Given information →

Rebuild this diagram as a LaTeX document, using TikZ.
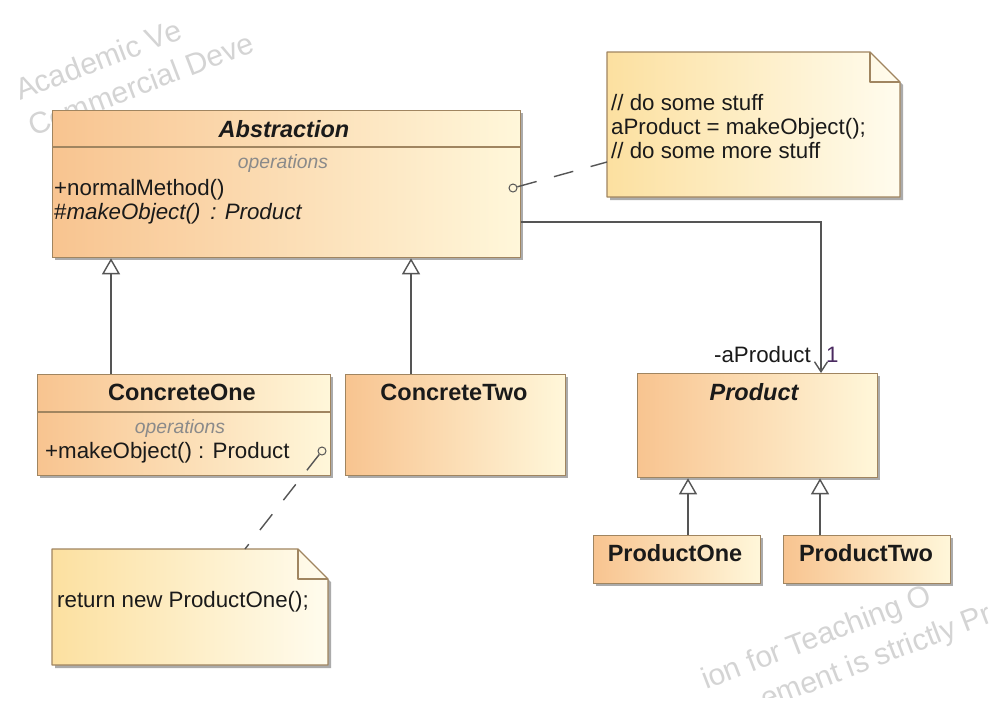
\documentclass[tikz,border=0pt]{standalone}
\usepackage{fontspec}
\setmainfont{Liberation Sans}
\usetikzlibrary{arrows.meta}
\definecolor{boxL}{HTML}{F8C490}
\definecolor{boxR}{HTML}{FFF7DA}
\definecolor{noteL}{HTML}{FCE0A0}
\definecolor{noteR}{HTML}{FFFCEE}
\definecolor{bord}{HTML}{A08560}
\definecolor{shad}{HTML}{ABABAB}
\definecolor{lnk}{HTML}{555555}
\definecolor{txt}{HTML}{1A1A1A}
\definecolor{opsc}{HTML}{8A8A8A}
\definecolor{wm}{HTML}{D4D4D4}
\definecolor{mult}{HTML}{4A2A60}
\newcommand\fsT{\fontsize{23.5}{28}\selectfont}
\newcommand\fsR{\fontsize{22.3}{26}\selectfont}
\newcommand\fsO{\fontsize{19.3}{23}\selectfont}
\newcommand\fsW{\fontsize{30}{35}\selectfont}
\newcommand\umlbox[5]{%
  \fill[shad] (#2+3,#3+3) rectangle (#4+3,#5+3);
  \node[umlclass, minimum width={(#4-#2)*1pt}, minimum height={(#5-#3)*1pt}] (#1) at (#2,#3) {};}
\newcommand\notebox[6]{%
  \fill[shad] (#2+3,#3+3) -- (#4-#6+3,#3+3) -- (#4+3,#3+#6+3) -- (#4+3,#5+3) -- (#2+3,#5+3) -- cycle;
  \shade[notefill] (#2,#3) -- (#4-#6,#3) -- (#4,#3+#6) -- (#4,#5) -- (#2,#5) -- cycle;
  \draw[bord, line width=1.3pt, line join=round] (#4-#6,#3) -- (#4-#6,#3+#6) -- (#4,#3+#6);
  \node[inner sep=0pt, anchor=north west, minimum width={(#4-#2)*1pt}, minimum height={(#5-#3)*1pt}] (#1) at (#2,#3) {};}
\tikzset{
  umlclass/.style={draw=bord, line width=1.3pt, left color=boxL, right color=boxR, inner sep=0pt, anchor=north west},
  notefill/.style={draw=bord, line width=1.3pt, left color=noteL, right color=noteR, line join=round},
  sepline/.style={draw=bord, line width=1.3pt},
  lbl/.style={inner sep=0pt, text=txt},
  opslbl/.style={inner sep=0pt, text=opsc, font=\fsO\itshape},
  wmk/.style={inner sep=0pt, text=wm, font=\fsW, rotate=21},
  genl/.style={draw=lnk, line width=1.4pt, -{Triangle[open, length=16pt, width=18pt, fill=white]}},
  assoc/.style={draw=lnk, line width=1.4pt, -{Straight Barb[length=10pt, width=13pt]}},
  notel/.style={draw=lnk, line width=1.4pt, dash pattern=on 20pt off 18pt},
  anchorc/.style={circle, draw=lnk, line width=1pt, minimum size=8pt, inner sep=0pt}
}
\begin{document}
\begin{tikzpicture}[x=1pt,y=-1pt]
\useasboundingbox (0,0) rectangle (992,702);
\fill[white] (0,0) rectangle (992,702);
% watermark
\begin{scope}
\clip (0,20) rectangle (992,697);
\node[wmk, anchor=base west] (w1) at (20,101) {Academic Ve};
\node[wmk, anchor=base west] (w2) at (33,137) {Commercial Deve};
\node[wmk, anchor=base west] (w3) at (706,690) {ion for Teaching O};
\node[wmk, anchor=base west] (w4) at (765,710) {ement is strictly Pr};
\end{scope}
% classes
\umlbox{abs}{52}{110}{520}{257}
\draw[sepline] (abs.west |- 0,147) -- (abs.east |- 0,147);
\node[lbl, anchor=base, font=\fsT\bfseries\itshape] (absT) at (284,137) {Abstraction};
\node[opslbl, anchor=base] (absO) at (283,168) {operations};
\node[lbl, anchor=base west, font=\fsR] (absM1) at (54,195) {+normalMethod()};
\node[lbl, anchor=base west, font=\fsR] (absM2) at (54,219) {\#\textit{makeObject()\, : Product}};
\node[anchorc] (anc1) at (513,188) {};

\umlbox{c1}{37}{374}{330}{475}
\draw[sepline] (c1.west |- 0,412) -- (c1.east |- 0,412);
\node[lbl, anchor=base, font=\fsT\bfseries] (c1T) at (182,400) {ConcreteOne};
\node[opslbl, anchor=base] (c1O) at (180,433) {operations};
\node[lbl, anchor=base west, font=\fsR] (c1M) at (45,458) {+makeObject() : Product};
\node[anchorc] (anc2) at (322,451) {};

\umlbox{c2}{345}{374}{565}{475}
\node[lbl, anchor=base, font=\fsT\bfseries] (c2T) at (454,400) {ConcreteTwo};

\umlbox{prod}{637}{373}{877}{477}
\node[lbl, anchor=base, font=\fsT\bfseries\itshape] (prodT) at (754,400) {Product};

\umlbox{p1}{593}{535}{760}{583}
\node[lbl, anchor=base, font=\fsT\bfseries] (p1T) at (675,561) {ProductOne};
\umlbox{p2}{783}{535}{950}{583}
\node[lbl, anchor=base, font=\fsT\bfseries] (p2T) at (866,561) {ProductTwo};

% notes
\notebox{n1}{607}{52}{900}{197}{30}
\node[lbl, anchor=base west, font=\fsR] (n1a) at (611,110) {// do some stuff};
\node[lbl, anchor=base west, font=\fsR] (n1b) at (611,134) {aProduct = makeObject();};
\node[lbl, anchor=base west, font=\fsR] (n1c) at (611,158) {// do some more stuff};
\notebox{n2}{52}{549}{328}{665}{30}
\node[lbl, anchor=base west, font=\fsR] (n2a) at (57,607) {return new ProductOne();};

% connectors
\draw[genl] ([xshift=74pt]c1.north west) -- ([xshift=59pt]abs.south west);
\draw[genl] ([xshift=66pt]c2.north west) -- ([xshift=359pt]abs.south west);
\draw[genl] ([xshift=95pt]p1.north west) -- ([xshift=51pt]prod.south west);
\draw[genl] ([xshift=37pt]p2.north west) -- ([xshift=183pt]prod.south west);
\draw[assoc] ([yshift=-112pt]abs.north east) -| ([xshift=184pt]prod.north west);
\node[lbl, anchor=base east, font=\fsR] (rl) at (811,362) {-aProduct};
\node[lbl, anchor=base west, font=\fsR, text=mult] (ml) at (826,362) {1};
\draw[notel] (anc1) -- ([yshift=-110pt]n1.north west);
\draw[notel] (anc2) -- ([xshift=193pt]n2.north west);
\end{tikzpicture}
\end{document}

Task directions → Repeat the listing verbatim. Skip the pictures.

Solution to this exercise →
Rebuild this diagram as a LaTeX document, using TikZ.
\documentclass[tikz,border=0pt]{standalone}
\usepackage{fontspec}
\setmainfont{Liberation Sans}
\usetikzlibrary{arrows.meta}
\definecolor{boxL}{HTML}{F8C490}
\definecolor{boxR}{HTML}{FFF7DA}
\definecolor{noteL}{HTML}{FCE0A0}
\definecolor{noteR}{HTML}{FFFCEE}
\definecolor{bord}{HTML}{A08560}
\definecolor{shad}{HTML}{ABABAB}
\definecolor{lnk}{HTML}{555555}
\definecolor{txt}{HTML}{1A1A1A}
\definecolor{opsc}{HTML}{8A8A8A}
\definecolor{wm}{HTML}{D4D4D4}
\definecolor{mult}{HTML}{4A2A60}
\newcommand\fsT{\fontsize{23.5}{28}\selectfont}
\newcommand\fsR{\fontsize{22.3}{26}\selectfont}
\newcommand\fsO{\fontsize{19.3}{23}\selectfont}
\newcommand\fsW{\fontsize{30}{35}\selectfont}
\newcommand\umlbox[5]{%
  \fill[shad] (#2+3,#3+3) rectangle (#4+3,#5+3);
  \node[umlclass, minimum width={(#4-#2)*1pt}, minimum height={(#5-#3)*1pt}] (#1) at (#2,#3) {};}
\newcommand\notebox[6]{%
  \fill[shad] (#2+3,#3+3) -- (#4-#6+3,#3+3) -- (#4+3,#3+#6+3) -- (#4+3,#5+3) -- (#2+3,#5+3) -- cycle;
  \shade[notefill] (#2,#3) -- (#4-#6,#3) -- (#4,#3+#6) -- (#4,#5) -- (#2,#5) -- cycle;
  \draw[bord, line width=1.3pt, line join=round] (#4-#6,#3) -- (#4-#6,#3+#6) -- (#4,#3+#6);
  \node[inner sep=0pt, anchor=north west, minimum width={(#4-#2)*1pt}, minimum height={(#5-#3)*1pt}] (#1) at (#2,#3) {};}
\tikzset{
  umlclass/.style={draw=bord, line width=1.3pt, left color=boxL, right color=boxR, inner sep=0pt, anchor=north west},
  notefill/.style={draw=bord, line width=1.3pt, left color=noteL, right color=noteR, line join=round},
  sepline/.style={draw=bord, line width=1.3pt},
  lbl/.style={inner sep=0pt, text=txt},
  opslbl/.style={inner sep=0pt, text=opsc, font=\fsO\itshape},
  wmk/.style={inner sep=0pt, text=wm, font=\fsW, rotate=21},
  genl/.style={draw=lnk, line width=1.4pt, -{Triangle[open, length=16pt, width=18pt, fill=white]}},
  assoc/.style={draw=lnk, line width=1.4pt, -{Straight Barb[length=10pt, width=13pt]}},
  notel/.style={draw=lnk, line width=1.4pt, dash pattern=on 20pt off 18pt},
  anchorc/.style={circle, draw=lnk, line width=1pt, minimum size=8pt, inner sep=0pt}
}
\begin{document}
\begin{tikzpicture}[x=1pt,y=-1pt]
\useasboundingbox (0,0) rectangle (992,702);
\fill[white] (0,0) rectangle (992,702);
% watermark
\begin{scope}
\clip (0,20) rectangle (992,697);
\node[wmk, anchor=base west] (w1) at (20,101) {Academic Ve};
\node[wmk, anchor=base west] (w2) at (33,137) {Commercial Deve};
\node[wmk, anchor=base west] (w3) at (706,690) {ion for Teaching O};
\node[wmk, anchor=base west] (w4) at (765,710) {ement is strictly Pr};
\end{scope}
% classes
\umlbox{abs}{52}{110}{520}{257}
\draw[sepline] (abs.west |- 0,147) -- (abs.east |- 0,147);
\node[lbl, anchor=base, font=\fsT\bfseries\itshape] (absT) at (284,137) {Abstraction};
\node[opslbl, anchor=base] (absO) at (283,168) {operations};
\node[lbl, anchor=base west, font=\fsR] (absM1) at (54,195) {+normalMethod()};
\node[lbl, anchor=base west, font=\fsR] (absM2) at (54,219) {\#\textit{makeObject()\, : Product}};
\node[anchorc] (anc1) at (513,188) {};

\umlbox{c1}{37}{374}{330}{475}
\draw[sepline] (c1.west |- 0,412) -- (c1.east |- 0,412);
\node[lbl, anchor=base, font=\fsT\bfseries] (c1T) at (182,400) {ConcreteOne};
\node[opslbl, anchor=base] (c1O) at (180,433) {operations};
\node[lbl, anchor=base west, font=\fsR] (c1M) at (45,458) {+makeObject() : Product};
\node[anchorc] (anc2) at (322,451) {};

\umlbox{c2}{345}{374}{565}{475}
\node[lbl, anchor=base, font=\fsT\bfseries] (c2T) at (454,400) {ConcreteTwo};

\umlbox{prod}{637}{373}{877}{477}
\node[lbl, anchor=base, font=\fsT\bfseries\itshape] (prodT) at (754,400) {Product};

\umlbox{p1}{593}{535}{760}{583}
\node[lbl, anchor=base, font=\fsT\bfseries] (p1T) at (675,561) {ProductOne};
\umlbox{p2}{783}{535}{950}{583}
\node[lbl, anchor=base, font=\fsT\bfseries] (p2T) at (866,561) {ProductTwo};

% notes
\notebox{n1}{607}{52}{900}{197}{30}
\node[lbl, anchor=base west, font=\fsR] (n1a) at (611,110) {// do some stuff};
\node[lbl, anchor=base west, font=\fsR] (n1b) at (611,134) {aProduct = makeObject();};
\node[lbl, anchor=base west, font=\fsR] (n1c) at (611,158) {// do some more stuff};
\notebox{n2}{52}{549}{328}{665}{30}
\node[lbl, anchor=base west, font=\fsR] (n2a) at (57,607) {return new ProductOne();};

% connectors
\draw[genl] ([xshift=74pt]c1.north west) -- ([xshift=59pt]abs.south west);
\draw[genl] ([xshift=66pt]c2.north west) -- ([xshift=359pt]abs.south west);
\draw[genl] ([xshift=95pt]p1.north west) -- ([xshift=51pt]prod.south west);
\draw[genl] ([xshift=37pt]p2.north west) -- ([xshift=183pt]prod.south west);
\draw[assoc] ([yshift=-112pt]abs.north east) -| ([xshift=184pt]prod.north west);
\node[lbl, anchor=base east, font=\fsR] (rl) at (811,362) {-aProduct};
\node[lbl, anchor=base west, font=\fsR, text=mult] (ml) at (826,362) {1};
\draw[notel] (anc1) -- ([yshift=-110pt]n1.north west);
\draw[notel] (anc2) -- ([xshift=193pt]n2.north west);
\end{tikzpicture}
\end{document}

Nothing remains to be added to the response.